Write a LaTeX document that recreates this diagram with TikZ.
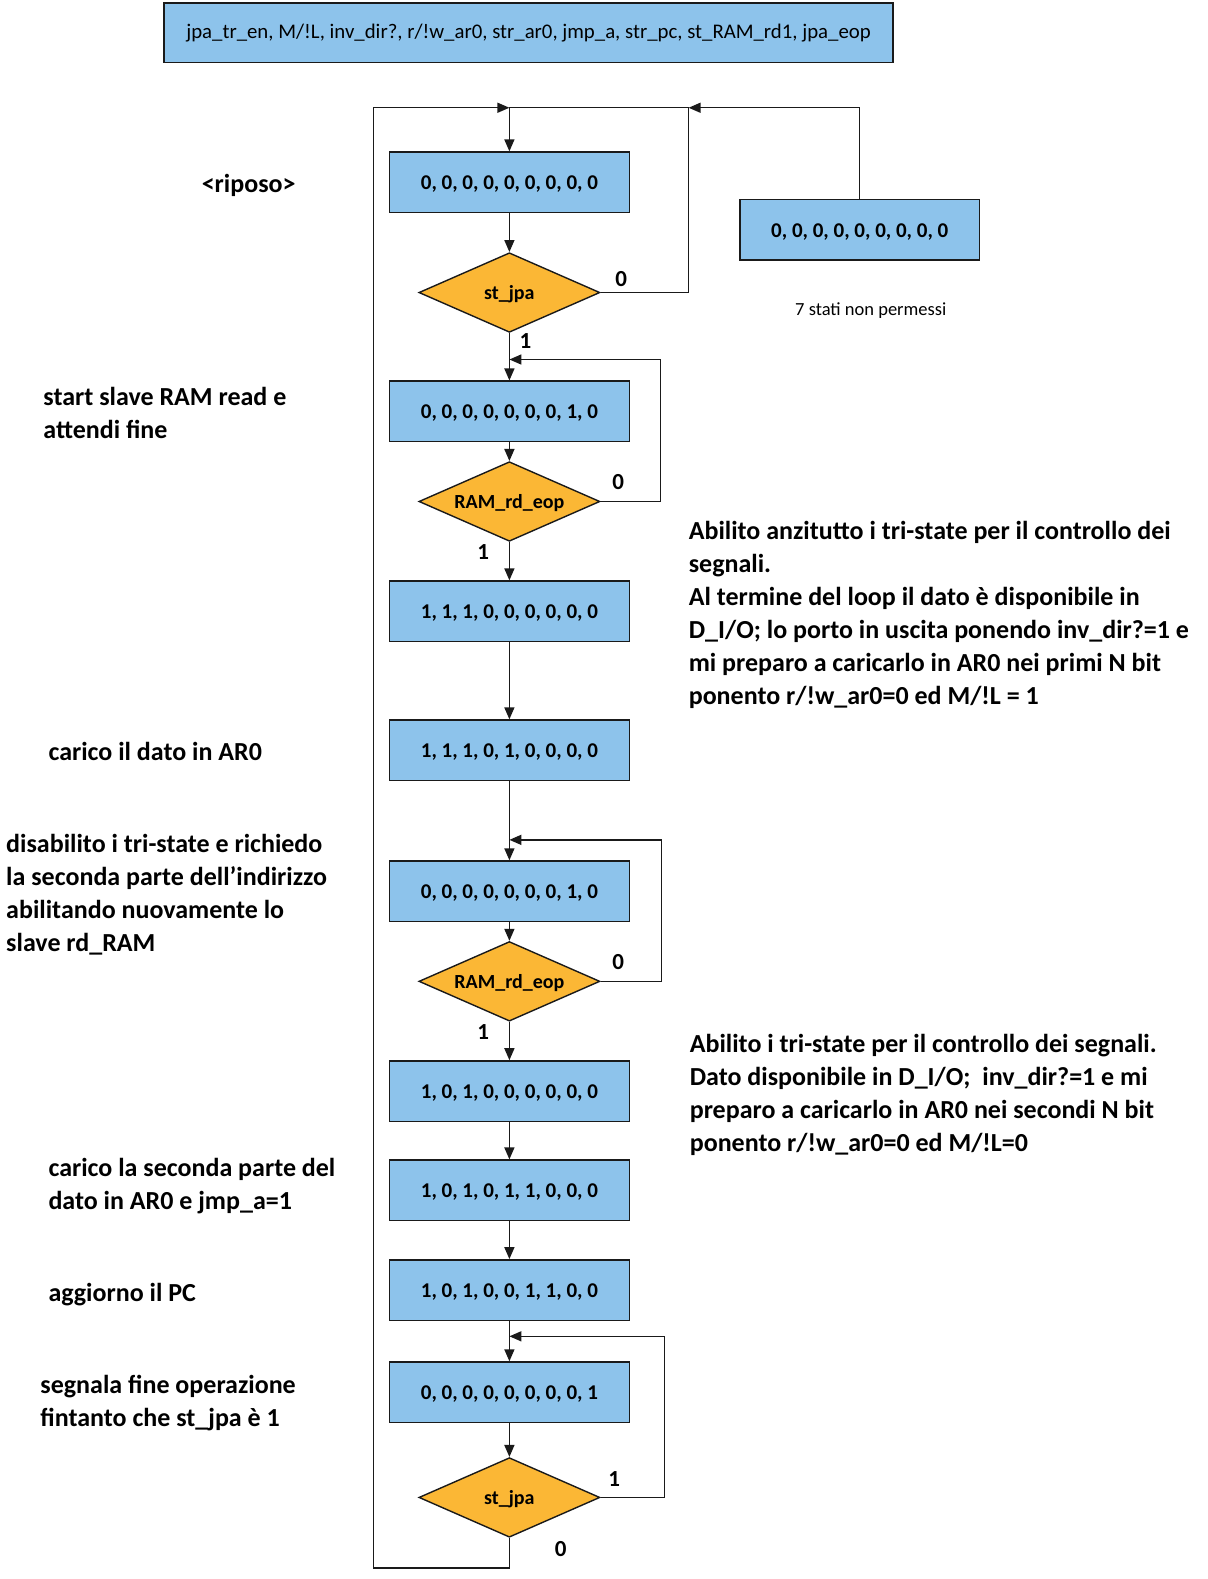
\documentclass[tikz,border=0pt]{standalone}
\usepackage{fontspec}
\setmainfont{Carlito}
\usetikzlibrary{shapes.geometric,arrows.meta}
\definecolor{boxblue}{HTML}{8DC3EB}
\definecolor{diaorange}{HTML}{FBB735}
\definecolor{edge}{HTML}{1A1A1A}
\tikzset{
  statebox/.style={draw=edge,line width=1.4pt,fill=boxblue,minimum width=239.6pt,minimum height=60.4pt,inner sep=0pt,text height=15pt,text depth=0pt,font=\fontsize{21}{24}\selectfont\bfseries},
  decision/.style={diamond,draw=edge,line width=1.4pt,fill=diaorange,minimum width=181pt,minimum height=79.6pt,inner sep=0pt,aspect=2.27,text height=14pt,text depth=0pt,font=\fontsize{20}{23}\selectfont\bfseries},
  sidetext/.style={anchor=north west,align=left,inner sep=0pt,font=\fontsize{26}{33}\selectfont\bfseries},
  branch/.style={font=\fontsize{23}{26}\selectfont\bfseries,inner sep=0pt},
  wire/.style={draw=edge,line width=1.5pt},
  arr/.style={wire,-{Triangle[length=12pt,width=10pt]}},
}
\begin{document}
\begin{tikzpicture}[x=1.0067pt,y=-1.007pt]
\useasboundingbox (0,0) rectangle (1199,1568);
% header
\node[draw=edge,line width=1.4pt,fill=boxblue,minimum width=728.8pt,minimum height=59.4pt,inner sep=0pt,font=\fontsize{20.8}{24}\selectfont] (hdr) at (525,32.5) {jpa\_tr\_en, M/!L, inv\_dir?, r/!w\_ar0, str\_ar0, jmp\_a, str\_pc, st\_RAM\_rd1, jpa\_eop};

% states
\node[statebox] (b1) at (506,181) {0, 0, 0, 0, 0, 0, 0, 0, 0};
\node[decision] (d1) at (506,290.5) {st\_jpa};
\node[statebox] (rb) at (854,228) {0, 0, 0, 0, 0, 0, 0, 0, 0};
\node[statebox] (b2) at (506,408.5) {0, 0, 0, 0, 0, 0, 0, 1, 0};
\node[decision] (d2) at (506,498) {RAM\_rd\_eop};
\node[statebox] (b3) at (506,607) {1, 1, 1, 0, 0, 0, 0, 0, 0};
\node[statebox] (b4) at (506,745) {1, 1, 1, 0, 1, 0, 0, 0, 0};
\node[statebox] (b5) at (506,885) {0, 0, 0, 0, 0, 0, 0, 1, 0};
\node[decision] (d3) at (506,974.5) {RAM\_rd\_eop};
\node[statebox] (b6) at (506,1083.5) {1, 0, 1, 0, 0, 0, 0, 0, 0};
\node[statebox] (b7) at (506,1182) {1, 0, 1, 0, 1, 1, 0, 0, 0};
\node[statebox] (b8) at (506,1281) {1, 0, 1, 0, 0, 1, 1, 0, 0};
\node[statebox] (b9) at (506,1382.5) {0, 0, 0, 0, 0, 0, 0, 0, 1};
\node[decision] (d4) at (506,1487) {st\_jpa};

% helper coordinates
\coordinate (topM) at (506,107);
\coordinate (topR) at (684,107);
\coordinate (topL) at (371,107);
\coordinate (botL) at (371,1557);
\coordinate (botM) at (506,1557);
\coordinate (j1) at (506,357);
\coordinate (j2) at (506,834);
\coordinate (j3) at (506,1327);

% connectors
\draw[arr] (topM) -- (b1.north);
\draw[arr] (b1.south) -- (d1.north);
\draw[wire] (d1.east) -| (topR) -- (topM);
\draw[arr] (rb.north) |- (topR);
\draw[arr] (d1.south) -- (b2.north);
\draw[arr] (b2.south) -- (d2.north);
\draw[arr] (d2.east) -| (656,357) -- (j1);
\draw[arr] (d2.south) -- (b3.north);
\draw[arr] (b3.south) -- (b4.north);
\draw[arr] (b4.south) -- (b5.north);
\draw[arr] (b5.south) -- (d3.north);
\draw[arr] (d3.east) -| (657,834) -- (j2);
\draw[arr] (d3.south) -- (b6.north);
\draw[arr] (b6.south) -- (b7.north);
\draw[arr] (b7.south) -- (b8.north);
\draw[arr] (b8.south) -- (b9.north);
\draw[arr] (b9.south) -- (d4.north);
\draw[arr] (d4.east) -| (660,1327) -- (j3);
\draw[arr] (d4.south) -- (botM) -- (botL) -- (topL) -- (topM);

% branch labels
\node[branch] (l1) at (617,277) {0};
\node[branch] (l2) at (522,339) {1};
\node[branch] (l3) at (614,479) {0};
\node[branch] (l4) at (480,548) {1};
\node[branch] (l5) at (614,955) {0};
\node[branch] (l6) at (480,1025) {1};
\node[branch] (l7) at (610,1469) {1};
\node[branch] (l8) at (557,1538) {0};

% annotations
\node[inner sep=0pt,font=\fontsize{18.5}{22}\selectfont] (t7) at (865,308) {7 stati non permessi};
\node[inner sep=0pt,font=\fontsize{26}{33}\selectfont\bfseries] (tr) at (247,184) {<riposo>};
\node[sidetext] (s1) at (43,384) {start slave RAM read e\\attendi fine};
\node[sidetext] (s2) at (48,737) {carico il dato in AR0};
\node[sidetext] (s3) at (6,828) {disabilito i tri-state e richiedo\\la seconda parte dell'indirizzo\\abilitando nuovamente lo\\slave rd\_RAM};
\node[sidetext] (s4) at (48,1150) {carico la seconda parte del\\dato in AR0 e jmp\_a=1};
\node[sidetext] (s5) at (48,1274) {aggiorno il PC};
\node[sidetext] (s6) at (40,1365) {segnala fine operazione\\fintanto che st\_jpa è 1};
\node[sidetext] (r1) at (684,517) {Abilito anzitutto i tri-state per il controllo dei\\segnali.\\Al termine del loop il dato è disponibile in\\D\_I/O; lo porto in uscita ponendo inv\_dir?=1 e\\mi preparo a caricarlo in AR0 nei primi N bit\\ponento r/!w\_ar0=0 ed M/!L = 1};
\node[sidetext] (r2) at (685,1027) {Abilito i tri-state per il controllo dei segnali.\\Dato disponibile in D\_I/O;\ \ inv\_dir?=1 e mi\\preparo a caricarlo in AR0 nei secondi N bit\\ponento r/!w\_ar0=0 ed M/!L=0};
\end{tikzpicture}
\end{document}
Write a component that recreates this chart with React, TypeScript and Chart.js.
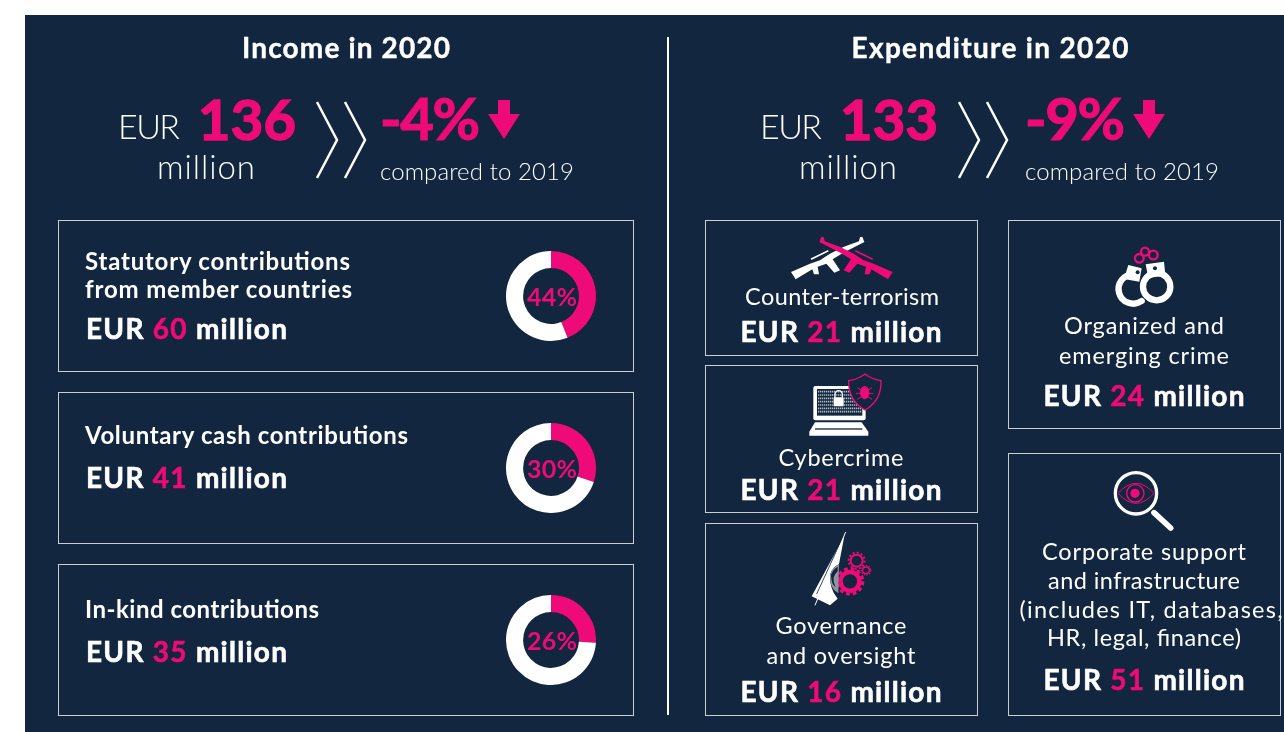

::::::::::

→ WHAT THIS TASK INVOLVES
Reproduce all of the data exactly, omitting each picture it holds.

→ CORRECT RESPONSE
Write a LaTeX document that recreates this diagram with TikZ.
\documentclass[tikz,border=0pt]{standalone}
\usepackage{fontspec}
\setmainfont{Carlito}
\usetikzlibrary{shapes.geometric,arrows.meta}
\definecolor{boxblue}{HTML}{8DC3EB}
\definecolor{diaorange}{HTML}{FBB735}
\definecolor{edge}{HTML}{1A1A1A}
\tikzset{
  statebox/.style={draw=edge,line width=1.4pt,fill=boxblue,minimum width=239.6pt,minimum height=60.4pt,inner sep=0pt,text height=15pt,text depth=0pt,font=\fontsize{21}{24}\selectfont\bfseries},
  decision/.style={diamond,draw=edge,line width=1.4pt,fill=diaorange,minimum width=181pt,minimum height=79.6pt,inner sep=0pt,aspect=2.27,text height=14pt,text depth=0pt,font=\fontsize{20}{23}\selectfont\bfseries},
  sidetext/.style={anchor=north west,align=left,inner sep=0pt,font=\fontsize{26}{33}\selectfont\bfseries},
  branch/.style={font=\fontsize{23}{26}\selectfont\bfseries,inner sep=0pt},
  wire/.style={draw=edge,line width=1.5pt},
  arr/.style={wire,-{Triangle[length=12pt,width=10pt]}},
}
\begin{document}
\begin{tikzpicture}[x=1.0067pt,y=-1.007pt]
\useasboundingbox (0,0) rectangle (1199,1568);
% header
\node[draw=edge,line width=1.4pt,fill=boxblue,minimum width=728.8pt,minimum height=59.4pt,inner sep=0pt,font=\fontsize{20.8}{24}\selectfont] (hdr) at (525,32.5) {jpa\_tr\_en, M/!L, inv\_dir?, r/!w\_ar0, str\_ar0, jmp\_a, str\_pc, st\_RAM\_rd1, jpa\_eop};

% states
\node[statebox] (b1) at (506,181) {0, 0, 0, 0, 0, 0, 0, 0, 0};
\node[decision] (d1) at (506,290.5) {st\_jpa};
\node[statebox] (rb) at (854,228) {0, 0, 0, 0, 0, 0, 0, 0, 0};
\node[statebox] (b2) at (506,408.5) {0, 0, 0, 0, 0, 0, 0, 1, 0};
\node[decision] (d2) at (506,498) {RAM\_rd\_eop};
\node[statebox] (b3) at (506,607) {1, 1, 1, 0, 0, 0, 0, 0, 0};
\node[statebox] (b4) at (506,745) {1, 1, 1, 0, 1, 0, 0, 0, 0};
\node[statebox] (b5) at (506,885) {0, 0, 0, 0, 0, 0, 0, 1, 0};
\node[decision] (d3) at (506,974.5) {RAM\_rd\_eop};
\node[statebox] (b6) at (506,1083.5) {1, 0, 1, 0, 0, 0, 0, 0, 0};
\node[statebox] (b7) at (506,1182) {1, 0, 1, 0, 1, 1, 0, 0, 0};
\node[statebox] (b8) at (506,1281) {1, 0, 1, 0, 0, 1, 1, 0, 0};
\node[statebox] (b9) at (506,1382.5) {0, 0, 0, 0, 0, 0, 0, 0, 1};
\node[decision] (d4) at (506,1487) {st\_jpa};

% helper coordinates
\coordinate (topM) at (506,107);
\coordinate (topR) at (684,107);
\coordinate (topL) at (371,107);
\coordinate (botL) at (371,1557);
\coordinate (botM) at (506,1557);
\coordinate (j1) at (506,357);
\coordinate (j2) at (506,834);
\coordinate (j3) at (506,1327);

% connectors
\draw[arr] (topM) -- (b1.north);
\draw[arr] (b1.south) -- (d1.north);
\draw[wire] (d1.east) -| (topR) -- (topM);
\draw[arr] (rb.north) |- (topR);
\draw[arr] (d1.south) -- (b2.north);
\draw[arr] (b2.south) -- (d2.north);
\draw[arr] (d2.east) -| (656,357) -- (j1);
\draw[arr] (d2.south) -- (b3.north);
\draw[arr] (b3.south) -- (b4.north);
\draw[arr] (b4.south) -- (b5.north);
\draw[arr] (b5.south) -- (d3.north);
\draw[arr] (d3.east) -| (657,834) -- (j2);
\draw[arr] (d3.south) -- (b6.north);
\draw[arr] (b6.south) -- (b7.north);
\draw[arr] (b7.south) -- (b8.north);
\draw[arr] (b8.south) -- (b9.north);
\draw[arr] (b9.south) -- (d4.north);
\draw[arr] (d4.east) -| (660,1327) -- (j3);
\draw[arr] (d4.south) -- (botM) -- (botL) -- (topL) -- (topM);

% branch labels
\node[branch] (l1) at (617,277) {0};
\node[branch] (l2) at (522,339) {1};
\node[branch] (l3) at (614,479) {0};
\node[branch] (l4) at (480,548) {1};
\node[branch] (l5) at (614,955) {0};
\node[branch] (l6) at (480,1025) {1};
\node[branch] (l7) at (610,1469) {1};
\node[branch] (l8) at (557,1538) {0};

% annotations
\node[inner sep=0pt,font=\fontsize{18.5}{22}\selectfont] (t7) at (865,308) {7 stati non permessi};
\node[inner sep=0pt,font=\fontsize{26}{33}\selectfont\bfseries] (tr) at (247,184) {<riposo>};
\node[sidetext] (s1) at (43,384) {start slave RAM read e\\attendi fine};
\node[sidetext] (s2) at (48,737) {carico il dato in AR0};
\node[sidetext] (s3) at (6,828) {disabilito i tri-state e richiedo\\la seconda parte dell'indirizzo\\abilitando nuovamente lo\\slave rd\_RAM};
\node[sidetext] (s4) at (48,1150) {carico la seconda parte del\\dato in AR0 e jmp\_a=1};
\node[sidetext] (s5) at (48,1274) {aggiorno il PC};
\node[sidetext] (s6) at (40,1365) {segnala fine operazione\\fintanto che st\_jpa è 1};
\node[sidetext] (r1) at (684,517) {Abilito anzitutto i tri-state per il controllo dei\\segnali.\\Al termine del loop il dato è disponibile in\\D\_I/O; lo porto in uscita ponendo inv\_dir?=1 e\\mi preparo a caricarlo in AR0 nei primi N bit\\ponento r/!w\_ar0=0 ed M/!L = 1};
\node[sidetext] (r2) at (685,1027) {Abilito i tri-state per il controllo dei segnali.\\Dato disponibile in D\_I/O;\ \ inv\_dir?=1 e mi\\preparo a caricarlo in AR0 nei secondi N bit\\ponento r/!w\_ar0=0 ed M/!L=0};
\end{tikzpicture}
\end{document}
Write a component that recreates this chart with React, TypeScript and Chart.js.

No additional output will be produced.